L'affaire Jaffré a suscité un joli cafouillage dans les rangs socialistes. Refusant d'avaliser une réaction à chaud par un amendement de circonstance, le gouvernement a sagement renvoyé le traitement du dossier à la vaste réforme de l'épargne salariale qu'il entend faire adopter l'an prochain (voir sur ce point l'interview de Dominique Strauss-Kahn, p. 32). Quels principes faudrait-il mettre en œuvre ? Tout d'abord la transparence. Difficile d'adopter les avantages du capitalisme anglo-saxon, tout en refusant les règles de fonctionnement qui le régulent. Or, à l'inverse des pratiques en vigueur dans les sociétés américaines et britanniques, l'opacité est aujourd'hui de mise dans l'attribution nominative des stock-options et leur montant au sein des entreprises françaises. Leurs dirigeants défendent mordicus l'adage « pour vivre heureux, vivons cachés ». En assurant une forme de contrôle social sur le système, la divulgation des sommes distribuées et de leurs bénéficiaires serait vraisemblablement la meilleure façon de lutter contre ses excès.

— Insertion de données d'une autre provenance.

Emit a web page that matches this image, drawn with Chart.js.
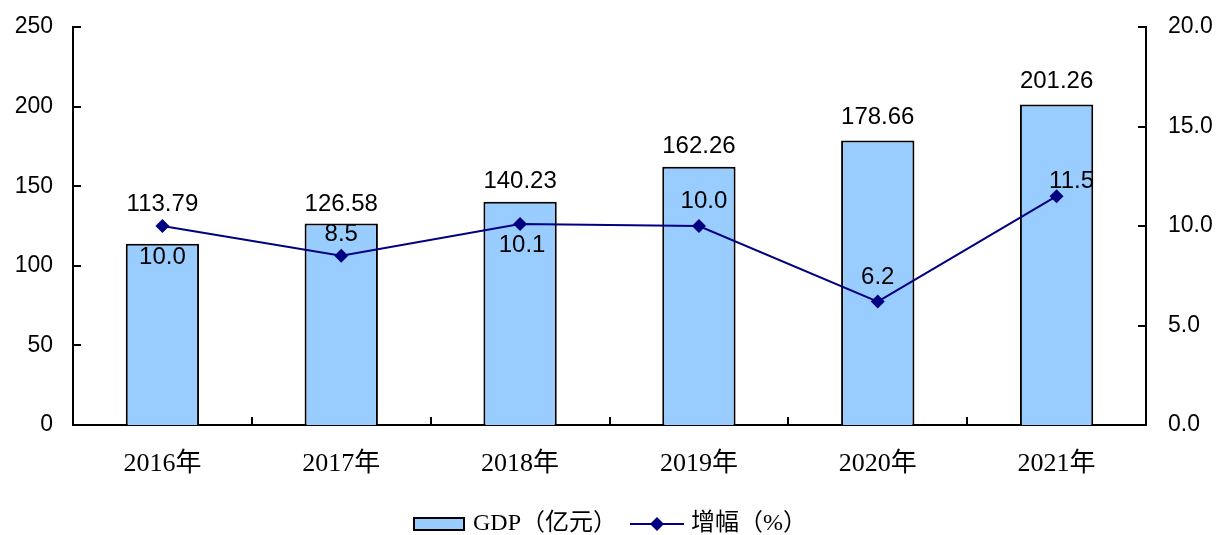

Autre piste à explorer : la généralisation des stock-options ou d'un dispositif similaire d'actionnariat des salariés. Dans une économie où l'actionnaire est roi, dans une période de vaches maigres pour les salaires et de vaches grasses pour les revenus boursiers, il est peut-être temps de revoir les frontières entre capital et travail, quitte à hérisser le poil des ultimes tenants d'un marxisme pur et dur. Tout d'abord parce qu'il n'y a aucune raison pour que les salariés ne bénéficient pas peu ou prou de la valeur ajoutée qu'ils ont contribuée à créer. Ensuite parce que leur participation au capital de l'entreprise est sans doute la meilleure façon de peser sur les arbitrages en matière d'investissement et d'emploi. Là encore, la France a du chemin à faire. Dans l'Hexagone, les salariés détiennent en moyenne à peine 3 % du capital des sociétés cotées, contre 15 % pour leurs homologues américains.